◆ EXERCISE DETAILS:
Copy exactly the lines from the start of the material through the line with "from matplotlib.colors import". Pictures stay out of the copy.

---------- DATASET CONTENT

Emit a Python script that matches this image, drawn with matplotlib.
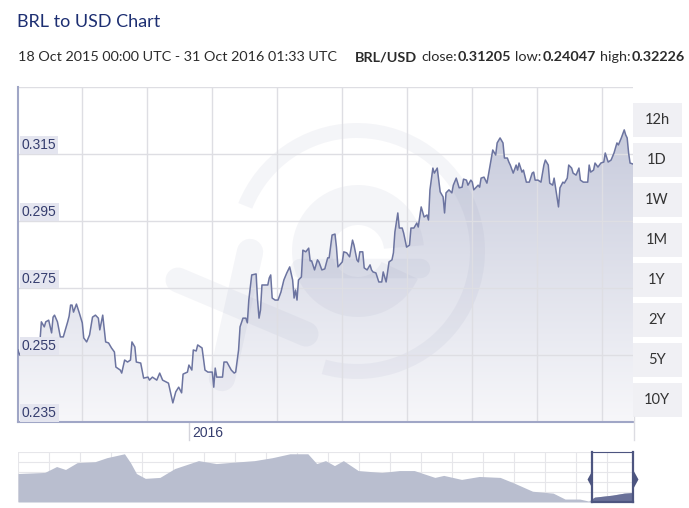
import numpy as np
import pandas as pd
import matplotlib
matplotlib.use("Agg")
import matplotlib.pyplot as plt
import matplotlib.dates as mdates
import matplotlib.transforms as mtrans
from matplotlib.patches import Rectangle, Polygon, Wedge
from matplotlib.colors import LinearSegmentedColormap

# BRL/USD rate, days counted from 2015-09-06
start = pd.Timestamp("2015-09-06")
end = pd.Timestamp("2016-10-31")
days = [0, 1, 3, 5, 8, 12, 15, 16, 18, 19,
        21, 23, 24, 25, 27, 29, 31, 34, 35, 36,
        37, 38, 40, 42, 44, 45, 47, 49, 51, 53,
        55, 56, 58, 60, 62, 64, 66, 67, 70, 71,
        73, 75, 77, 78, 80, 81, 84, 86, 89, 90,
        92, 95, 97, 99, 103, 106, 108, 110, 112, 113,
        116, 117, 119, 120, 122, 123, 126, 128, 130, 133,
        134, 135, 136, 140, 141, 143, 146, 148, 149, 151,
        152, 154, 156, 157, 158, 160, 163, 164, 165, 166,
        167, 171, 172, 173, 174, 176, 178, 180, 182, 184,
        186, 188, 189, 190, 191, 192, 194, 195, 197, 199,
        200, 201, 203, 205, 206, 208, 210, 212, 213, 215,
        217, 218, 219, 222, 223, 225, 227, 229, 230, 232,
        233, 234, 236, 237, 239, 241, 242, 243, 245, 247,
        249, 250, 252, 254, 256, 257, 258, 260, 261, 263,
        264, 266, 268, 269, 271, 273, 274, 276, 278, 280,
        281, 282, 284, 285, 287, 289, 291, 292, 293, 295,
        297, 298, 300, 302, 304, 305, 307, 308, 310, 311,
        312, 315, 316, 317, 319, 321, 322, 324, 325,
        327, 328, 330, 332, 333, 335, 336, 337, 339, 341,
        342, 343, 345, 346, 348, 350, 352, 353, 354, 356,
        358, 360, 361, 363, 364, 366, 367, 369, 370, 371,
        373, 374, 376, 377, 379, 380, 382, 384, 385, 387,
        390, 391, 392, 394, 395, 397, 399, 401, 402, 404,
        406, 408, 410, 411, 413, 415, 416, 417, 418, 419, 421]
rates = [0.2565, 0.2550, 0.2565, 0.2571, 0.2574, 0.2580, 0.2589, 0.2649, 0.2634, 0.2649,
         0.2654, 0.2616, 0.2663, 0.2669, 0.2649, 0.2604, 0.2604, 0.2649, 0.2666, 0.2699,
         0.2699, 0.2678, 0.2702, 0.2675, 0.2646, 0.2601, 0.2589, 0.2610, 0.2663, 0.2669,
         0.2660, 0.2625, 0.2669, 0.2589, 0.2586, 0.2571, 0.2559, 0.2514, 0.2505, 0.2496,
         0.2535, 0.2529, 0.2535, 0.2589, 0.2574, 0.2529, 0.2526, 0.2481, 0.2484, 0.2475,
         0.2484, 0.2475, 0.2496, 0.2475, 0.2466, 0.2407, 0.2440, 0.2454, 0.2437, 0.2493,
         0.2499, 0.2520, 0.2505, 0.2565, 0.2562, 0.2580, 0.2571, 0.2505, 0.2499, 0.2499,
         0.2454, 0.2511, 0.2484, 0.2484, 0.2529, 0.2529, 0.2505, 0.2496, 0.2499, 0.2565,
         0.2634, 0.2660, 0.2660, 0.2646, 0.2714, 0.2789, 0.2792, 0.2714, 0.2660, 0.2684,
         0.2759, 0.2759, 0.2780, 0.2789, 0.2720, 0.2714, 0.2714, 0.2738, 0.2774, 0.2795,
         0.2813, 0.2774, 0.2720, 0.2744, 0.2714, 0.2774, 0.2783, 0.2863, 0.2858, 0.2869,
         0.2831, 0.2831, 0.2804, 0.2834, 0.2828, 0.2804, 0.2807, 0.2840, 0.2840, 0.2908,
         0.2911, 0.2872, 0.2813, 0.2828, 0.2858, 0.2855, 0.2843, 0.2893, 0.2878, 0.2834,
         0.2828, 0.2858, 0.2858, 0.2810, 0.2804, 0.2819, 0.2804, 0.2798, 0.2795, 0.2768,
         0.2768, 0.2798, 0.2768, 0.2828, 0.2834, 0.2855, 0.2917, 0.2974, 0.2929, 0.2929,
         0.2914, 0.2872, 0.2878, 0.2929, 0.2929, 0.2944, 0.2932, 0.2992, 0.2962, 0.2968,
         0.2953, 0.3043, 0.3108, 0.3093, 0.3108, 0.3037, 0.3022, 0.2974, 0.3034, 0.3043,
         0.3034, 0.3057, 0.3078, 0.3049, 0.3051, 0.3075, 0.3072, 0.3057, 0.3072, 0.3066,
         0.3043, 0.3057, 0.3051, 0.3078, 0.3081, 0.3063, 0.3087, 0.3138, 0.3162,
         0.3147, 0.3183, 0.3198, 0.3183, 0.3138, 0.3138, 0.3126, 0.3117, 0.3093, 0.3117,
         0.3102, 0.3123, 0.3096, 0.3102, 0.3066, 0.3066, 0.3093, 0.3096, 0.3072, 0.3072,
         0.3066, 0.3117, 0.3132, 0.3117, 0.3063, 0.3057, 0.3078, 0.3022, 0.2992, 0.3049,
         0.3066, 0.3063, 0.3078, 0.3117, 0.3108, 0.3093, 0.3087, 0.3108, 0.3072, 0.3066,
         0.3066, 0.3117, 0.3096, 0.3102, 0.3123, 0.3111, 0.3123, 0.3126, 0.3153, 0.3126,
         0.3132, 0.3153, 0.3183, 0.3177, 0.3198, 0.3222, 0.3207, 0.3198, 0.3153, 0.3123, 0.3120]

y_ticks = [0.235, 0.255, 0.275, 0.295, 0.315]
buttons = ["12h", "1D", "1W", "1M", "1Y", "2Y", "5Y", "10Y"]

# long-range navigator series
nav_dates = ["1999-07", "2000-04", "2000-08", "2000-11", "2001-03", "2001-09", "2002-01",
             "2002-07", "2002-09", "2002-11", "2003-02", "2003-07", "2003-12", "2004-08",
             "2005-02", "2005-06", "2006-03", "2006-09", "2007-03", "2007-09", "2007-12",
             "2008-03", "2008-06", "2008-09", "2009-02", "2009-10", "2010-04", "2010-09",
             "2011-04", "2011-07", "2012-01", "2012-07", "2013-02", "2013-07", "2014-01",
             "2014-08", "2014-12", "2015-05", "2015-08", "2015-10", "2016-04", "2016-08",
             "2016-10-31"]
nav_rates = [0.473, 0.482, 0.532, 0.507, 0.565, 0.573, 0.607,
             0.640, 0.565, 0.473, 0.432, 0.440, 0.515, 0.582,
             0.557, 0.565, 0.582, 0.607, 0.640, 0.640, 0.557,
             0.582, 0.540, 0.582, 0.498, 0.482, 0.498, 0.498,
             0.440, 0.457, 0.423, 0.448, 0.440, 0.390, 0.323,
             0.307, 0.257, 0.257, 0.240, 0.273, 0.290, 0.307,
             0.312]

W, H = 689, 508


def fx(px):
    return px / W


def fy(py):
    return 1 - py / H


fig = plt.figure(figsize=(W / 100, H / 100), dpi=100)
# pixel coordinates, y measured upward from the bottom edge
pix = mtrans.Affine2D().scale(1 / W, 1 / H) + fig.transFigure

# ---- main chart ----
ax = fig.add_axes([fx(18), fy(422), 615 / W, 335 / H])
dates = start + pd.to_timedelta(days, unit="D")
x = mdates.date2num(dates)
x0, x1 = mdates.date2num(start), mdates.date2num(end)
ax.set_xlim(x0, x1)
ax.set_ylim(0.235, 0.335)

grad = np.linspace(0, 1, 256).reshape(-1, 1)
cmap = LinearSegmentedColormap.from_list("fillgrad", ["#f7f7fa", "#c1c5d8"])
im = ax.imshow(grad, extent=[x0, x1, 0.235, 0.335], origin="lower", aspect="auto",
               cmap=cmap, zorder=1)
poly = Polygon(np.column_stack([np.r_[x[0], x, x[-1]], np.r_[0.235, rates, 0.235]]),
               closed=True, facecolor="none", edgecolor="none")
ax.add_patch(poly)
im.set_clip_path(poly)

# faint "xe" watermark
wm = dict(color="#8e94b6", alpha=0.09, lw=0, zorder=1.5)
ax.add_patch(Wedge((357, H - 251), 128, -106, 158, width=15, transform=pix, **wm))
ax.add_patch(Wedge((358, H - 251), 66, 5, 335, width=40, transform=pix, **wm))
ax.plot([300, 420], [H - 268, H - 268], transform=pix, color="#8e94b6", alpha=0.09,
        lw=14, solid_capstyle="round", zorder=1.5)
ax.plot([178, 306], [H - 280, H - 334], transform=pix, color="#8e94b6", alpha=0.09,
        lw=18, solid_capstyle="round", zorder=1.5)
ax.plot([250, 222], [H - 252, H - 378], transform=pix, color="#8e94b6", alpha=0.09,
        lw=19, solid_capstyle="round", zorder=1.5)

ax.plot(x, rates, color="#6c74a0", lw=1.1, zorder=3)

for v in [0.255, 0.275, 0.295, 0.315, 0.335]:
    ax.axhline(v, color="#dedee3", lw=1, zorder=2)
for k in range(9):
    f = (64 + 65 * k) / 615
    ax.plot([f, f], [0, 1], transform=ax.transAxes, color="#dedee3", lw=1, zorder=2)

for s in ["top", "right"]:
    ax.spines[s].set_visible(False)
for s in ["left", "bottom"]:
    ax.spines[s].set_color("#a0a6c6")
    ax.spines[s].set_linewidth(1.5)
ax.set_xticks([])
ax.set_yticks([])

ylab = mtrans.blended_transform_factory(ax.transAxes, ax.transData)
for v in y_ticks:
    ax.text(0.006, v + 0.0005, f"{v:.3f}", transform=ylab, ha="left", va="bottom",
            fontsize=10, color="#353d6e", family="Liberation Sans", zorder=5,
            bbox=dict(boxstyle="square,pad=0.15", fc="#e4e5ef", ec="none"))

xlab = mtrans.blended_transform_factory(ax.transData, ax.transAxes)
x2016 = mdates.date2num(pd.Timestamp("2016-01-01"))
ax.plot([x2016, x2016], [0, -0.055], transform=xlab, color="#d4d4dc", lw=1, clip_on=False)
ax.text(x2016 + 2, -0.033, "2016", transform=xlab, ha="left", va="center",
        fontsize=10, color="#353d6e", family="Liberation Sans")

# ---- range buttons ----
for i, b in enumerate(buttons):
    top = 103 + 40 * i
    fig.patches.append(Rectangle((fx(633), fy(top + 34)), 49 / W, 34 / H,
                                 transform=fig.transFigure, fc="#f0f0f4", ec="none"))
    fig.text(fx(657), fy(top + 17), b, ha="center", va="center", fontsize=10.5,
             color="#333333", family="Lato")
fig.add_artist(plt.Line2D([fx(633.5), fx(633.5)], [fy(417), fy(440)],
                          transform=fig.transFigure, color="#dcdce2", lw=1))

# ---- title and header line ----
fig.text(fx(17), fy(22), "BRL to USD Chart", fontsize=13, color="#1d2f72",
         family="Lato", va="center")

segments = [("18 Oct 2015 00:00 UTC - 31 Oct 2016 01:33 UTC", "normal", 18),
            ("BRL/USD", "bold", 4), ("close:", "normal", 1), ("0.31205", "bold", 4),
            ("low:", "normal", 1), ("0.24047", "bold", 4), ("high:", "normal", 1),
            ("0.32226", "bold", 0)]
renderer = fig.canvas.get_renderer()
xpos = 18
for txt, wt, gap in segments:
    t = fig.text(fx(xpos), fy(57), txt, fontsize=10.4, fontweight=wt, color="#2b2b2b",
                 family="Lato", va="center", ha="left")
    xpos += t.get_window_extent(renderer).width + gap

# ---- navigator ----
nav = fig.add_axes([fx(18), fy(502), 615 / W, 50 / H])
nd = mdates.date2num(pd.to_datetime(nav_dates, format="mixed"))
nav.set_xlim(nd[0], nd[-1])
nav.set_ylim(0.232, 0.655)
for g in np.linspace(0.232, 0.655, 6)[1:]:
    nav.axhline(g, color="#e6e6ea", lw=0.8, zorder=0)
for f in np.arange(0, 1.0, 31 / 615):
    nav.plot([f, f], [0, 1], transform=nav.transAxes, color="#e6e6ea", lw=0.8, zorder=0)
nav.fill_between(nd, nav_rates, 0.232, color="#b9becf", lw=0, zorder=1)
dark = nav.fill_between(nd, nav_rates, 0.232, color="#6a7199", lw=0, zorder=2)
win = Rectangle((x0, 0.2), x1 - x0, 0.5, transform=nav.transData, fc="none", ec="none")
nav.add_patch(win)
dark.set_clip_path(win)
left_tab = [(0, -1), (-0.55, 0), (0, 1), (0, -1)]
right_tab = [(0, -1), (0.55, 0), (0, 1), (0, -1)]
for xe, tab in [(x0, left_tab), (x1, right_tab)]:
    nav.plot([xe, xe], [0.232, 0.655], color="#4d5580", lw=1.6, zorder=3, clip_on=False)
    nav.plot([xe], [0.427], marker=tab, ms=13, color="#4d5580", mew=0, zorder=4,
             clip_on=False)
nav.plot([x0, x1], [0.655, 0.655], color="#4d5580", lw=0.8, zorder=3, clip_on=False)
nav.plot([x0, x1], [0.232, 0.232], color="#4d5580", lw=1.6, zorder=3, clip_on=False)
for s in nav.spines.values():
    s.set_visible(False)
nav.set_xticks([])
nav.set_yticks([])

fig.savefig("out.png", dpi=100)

--------------------

◆ EXERCISE OUTPUT:
Emit a Python script that matches this image, drawn with matplotlib.
import numpy as np
import pandas as pd
import matplotlib
matplotlib.use("Agg")
import matplotlib.pyplot as plt
import matplotlib.dates as mdates
import matplotlib.transforms as mtrans
from matplotlib.patches import Rectangle, Polygon, Wedge
from matplotlib.colors import LinearSegmentedColormap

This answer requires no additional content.